The target is higher than estimated loan growth of between 20 and 25
percent last year, NISP president director Pramukti Surjaudaja (center)
said Thursday after a shareholders meeting.
He was accompanied by Tong Lay Kuen Rose (left), who was appointed by
the meeting as corporate director, and another director, Kamsidin
Wirahadikusumah.
"In the last six months of 2006, especially after the BI rate went
down, we saw even better credit growth," Pramukti added.
Pramukti said he was optimistic about the target, citing the country's
favorable growth environment.
"Along with the declining trend in the Bank Indonesia rate, ideally
bank interest rates will fall from the current 14 to 15 percent to
between 10 and 12 percent.

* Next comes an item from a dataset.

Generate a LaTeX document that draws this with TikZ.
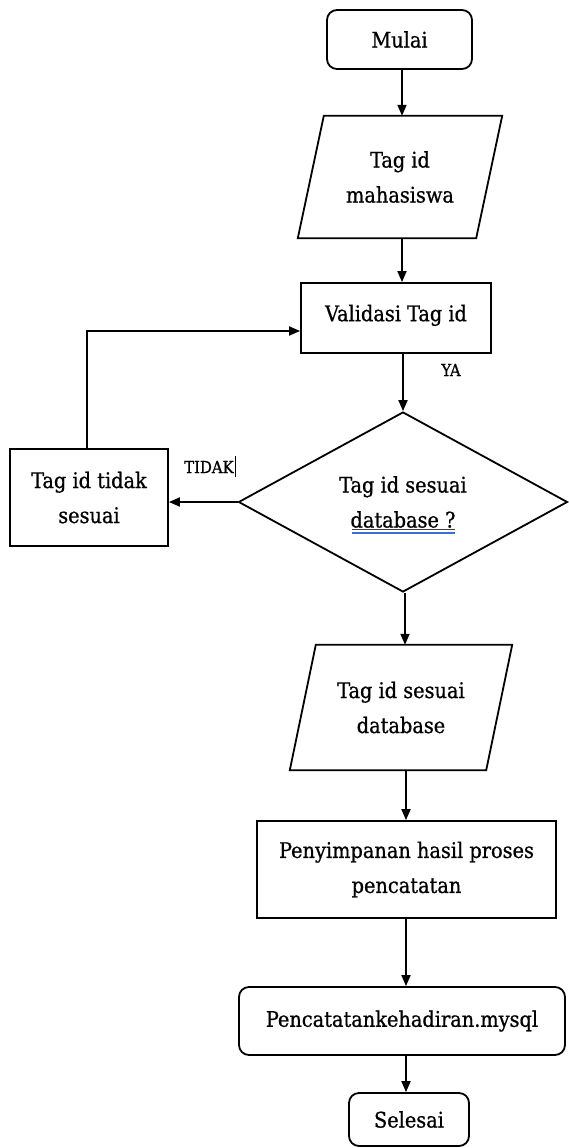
\documentclass[tikz,border=0pt]{standalone}
\usepackage{fontspec}
\setmainfont{DejaVu Serif Condensed}[FakeBold=0.8]
\usetikzlibrary{shapes.geometric,arrows.meta}
\definecolor{checkblue}{HTML}{3A6FD8}

\begin{document}
\begin{tikzpicture}[x=1pt,y=-1pt,
  font=\fontsize{21.5}{35}\selectfont,
  every node/.style={align=center,inner sep=0pt},
  line/.style={line width=1.8pt},
  flow/.style={line, -{Triangle[length=11pt,width=9pt]}},
  procbox/.style={draw,line width=1.8pt},
  termbox/.style={draw,line width=1.8pt,rounded corners=10pt},
  iobox/.style={},
  decbox/.style={draw,line width=1.8pt,diamond,aspect=1.8},
  branch/.style={font=\fontsize{16.5}{18}\selectfont}
]
\useasboundingbox (0,0) rectangle (568,1148);

% terminals and processes
\node[termbox,minimum width=145pt,minimum height=59pt] (mulai) at (399.5,39.5) {Mulai};
\node[iobox,minimum width=178pt,minimum height=122pt] (tagid) at (400,177) {Tag id\\mahasiswa};
\node[procbox,minimum width=190pt,minimum height=70pt] (valid) at (396,318) {\raisebox{10pt}{Validasi Tag id}};
\node[decbox,minimum width=329pt,minimum height=180pt] (cek) at (403,502) {Tag id sesuai\\database ?};
\node[procbox,minimum width=158pt,minimum height=97pt] (tidak) at (89,497.5) {Tag id tidak\\sesuai};
\node[iobox,minimum width=196pt,minimum height=125pt] (sesuai) at (401,707.5) {Tag id sesuai\\database};
\node[procbox,minimum width=299pt,minimum height=97pt] (simpan) at (406.5,869.5) {Penyimpanan hasil proses\\pencatatan};
\node[termbox,minimum width=326pt,minimum height=68pt] (catat) at (402,1021) {Pencatatankehadiran.mysql};
\node[termbox,minimum width=120pt,minimum height=53pt] (selesai) at (409,1119.5) {Selesai};

% parallelogram outlines of the input nodes
\foreach \n in {tagid,sesuai}{
  \draw[line] ([xshift=13pt]\n.north west) -- ([xshift=13pt]\n.north east)
    -- ([xshift=-13pt]\n.south east) -- ([xshift=-13pt]\n.south west) -- cycle;
}

% underline and spell-check mark under the decision text
\draw[black!75,line width=0.9pt] ([xshift=-51pt,yshift=-27pt]cek.center) -- ([xshift=52pt,yshift=-27pt]cek.center);
\draw[checkblue,line width=1.6pt] ([xshift=-51pt,yshift=-31pt]cek.center) -- ([xshift=52pt,yshift=-31pt]cek.center);

% branch labels
\node[branch] (ya) at (451,370) {YA};
\node[branch,anchor=west] (no) at (184,467) {TIDAK};
\draw[line width=1pt] ([xshift=2pt,yshift=-10pt]no.east) -- ([xshift=2pt,yshift=11pt]no.east);

% connectors
\draw[flow] ([xshift=2.5pt]mulai.south) -- ([xshift=2.5pt]mulai.south |- tagid.north);
\draw[flow] ([xshift=2pt]tagid.south) -- ([xshift=2pt]tagid.south |- valid.north);
\draw[flow] ([xshift=7pt]valid.south) -- ([xshift=7pt]valid.south |- cek.north);
\draw[flow] (cek.west) -- (cek.west -| tidak.east);
\draw[flow] ([xshift=-2pt]tidak.north) |- ([yshift=-13pt]valid.west);
\draw[flow] ([xshift=2pt]cek.south) -- ([xshift=2pt]cek.south |- sesuai.north);
\draw[flow] ([xshift=5pt]sesuai.south) -- ([xshift=5pt]sesuai.south |- simpan.north);
\draw[flow] ([xshift=-0.5pt]simpan.south) -- ([xshift=-0.5pt]simpan.south |- catat.north);
\draw[flow] ([xshift=4pt]catat.south) -- ([xshift=4pt]catat.south |- selesai.north);
\end{tikzpicture}
\end{document}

In that way, the real sector will be able to
grow even better," he said.
In the first nine months of 2006, NISP's net profit increased 104.58
percent, up Rp 171 billion from Rp 84 billion in 2005, thanks to a
20.78 percent increase in net interest income of Rp 638 billion from
the same period the year before.
Commenting on Tong, also an OCBC senior vice president and head of a
franchise and marketing group, Pramukti said he believed that she, with
20 years experience in the banking industry, would enhance the bank's
management team.
OCBC is NISP's largest shareholder, holding a 72.35 percent stake. The
World Bank's investment arm, the International Finance Corporation
(IFC), holds a 7.17 percent stake, while the investing public controls
the remaining 20.48 percent of shares.